Education in Papua New Guinea has been tuition-free since 2012, as one of the election promises of the People's National Congress. This policy was cancelled in 2019 under Prime Minister Peter O'Neill's government, however, PM James Marape announced in 2021 that his government would re-institute the policy starting in 2022.

==Provision==
Papua New Guinea's history of missionary education has led to a large part of education being provided by religious schools. The Department of Education has estimated that 29% of the country's lower secondary education is operated by churches. 3% is operated by private international schools, while the remainder is funded by the government.

==Educational stages==
Papua New Guinea has an A-to-D grading system, with D being a failing grade.
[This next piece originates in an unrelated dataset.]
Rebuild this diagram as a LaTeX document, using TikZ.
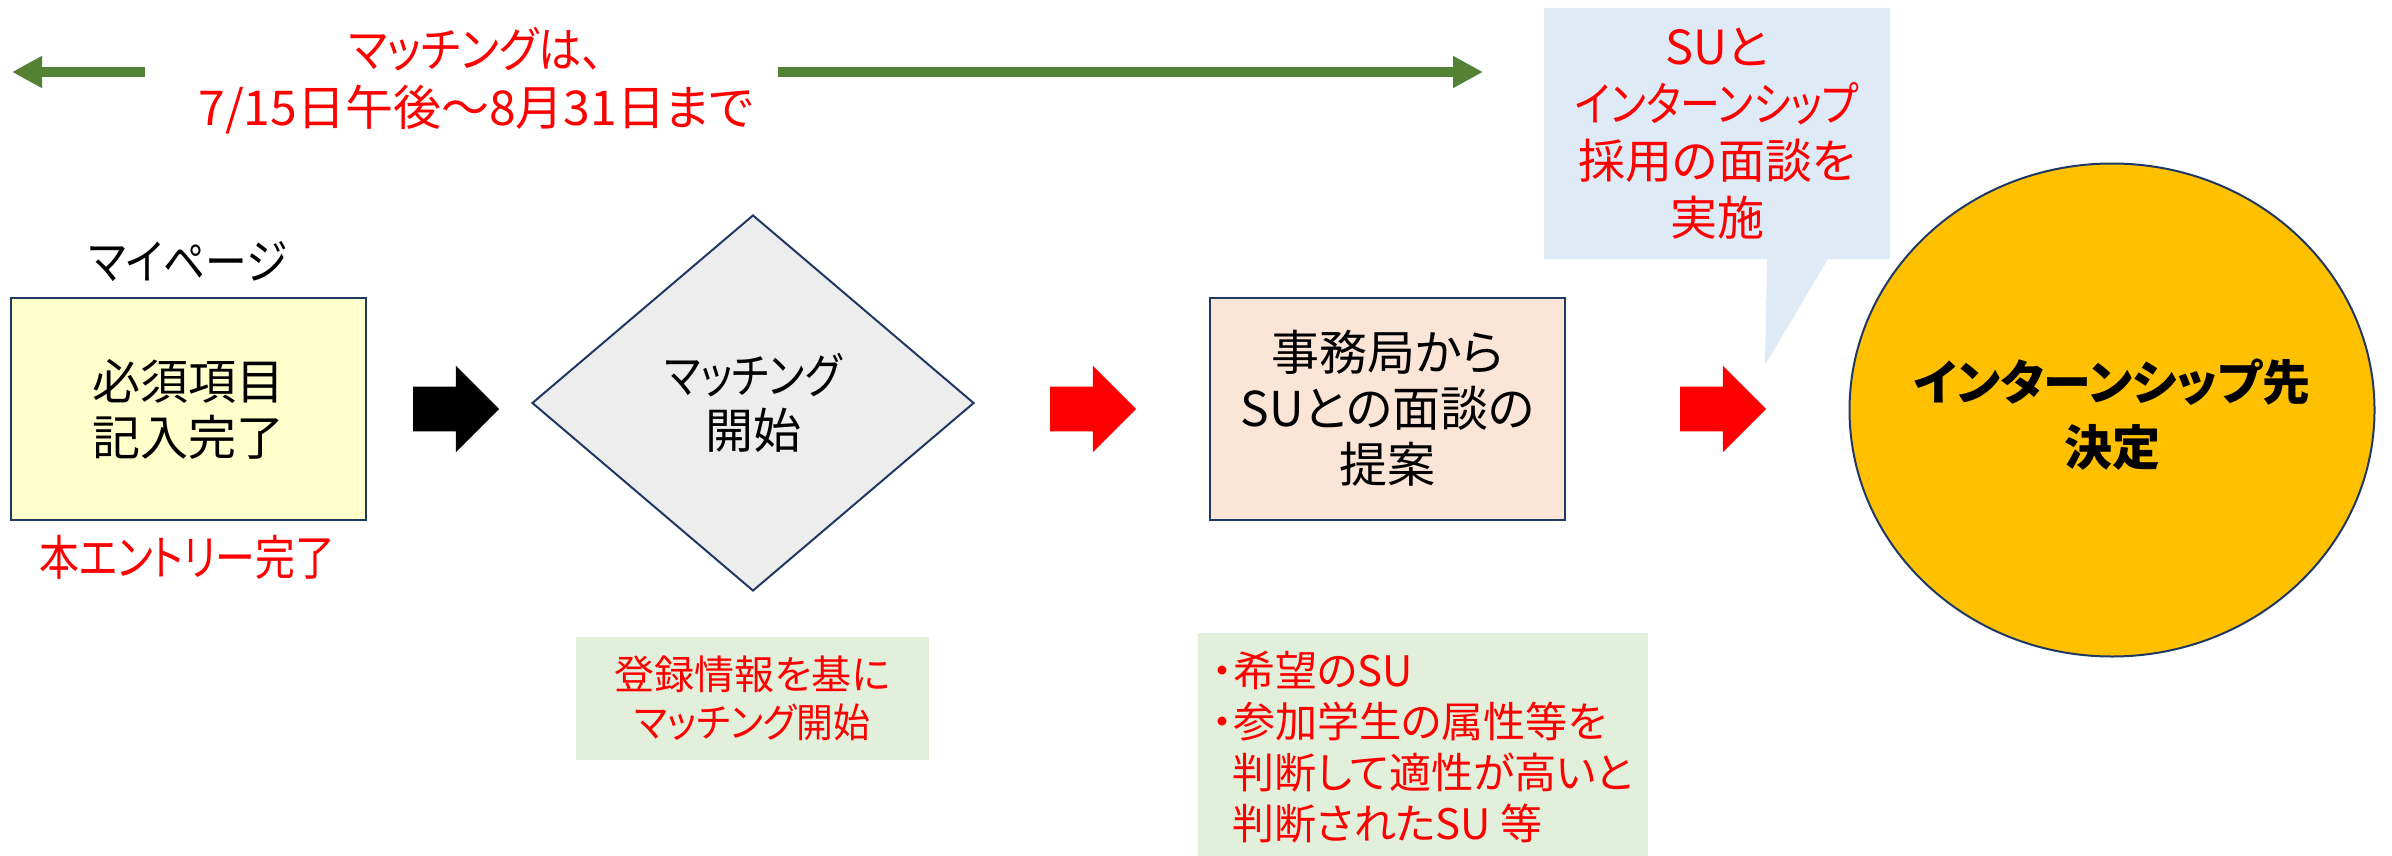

During the first three years of formal education, community languages are taught as a subject and used for instruction. In grades seven and eight, instruction is conducted solely in English, although community languages may still be used informally. By the early 2000s, more than 400 languages were being used in Papua New Guinea’s educational system.

Education
| Age | Level |  | School | Language |
| 7 | Introductory |  | Local community school | Local languages |
8
| 9 | Primary |  |
10
11
12
| 13 | Middle |  |
14
| 15 | Provincial high school | Official languages (English, Tok Pisin, Hiri Motu) |
16
| 17 | Secondary | Vocational (duration varies) | National high school |
18
| 19+ | Tertiary | University |

==Universities==

There are six universities in Papua New Guinea. These are accredited under the PNG Office of Higher Education and have establishing Acts of Parliament. The six universities and the main campus of each are, in alphabetical order:
- Divine Word University in Madang
- Pacific Adventist University in Port Moresby
- University of Goroka in Goroka
- University of Natural Resources and Environment in Vudal with associated campuses in Popondetta, Kavieng and Sepik
- University of Papua New Guinea in Port Moresby
- University of Technology (Unitech) in Lae

==Language education==
In 2015, Papua New Guinean Sign Language became an official language in PNG. Based on Auslan, it is used in deaf education.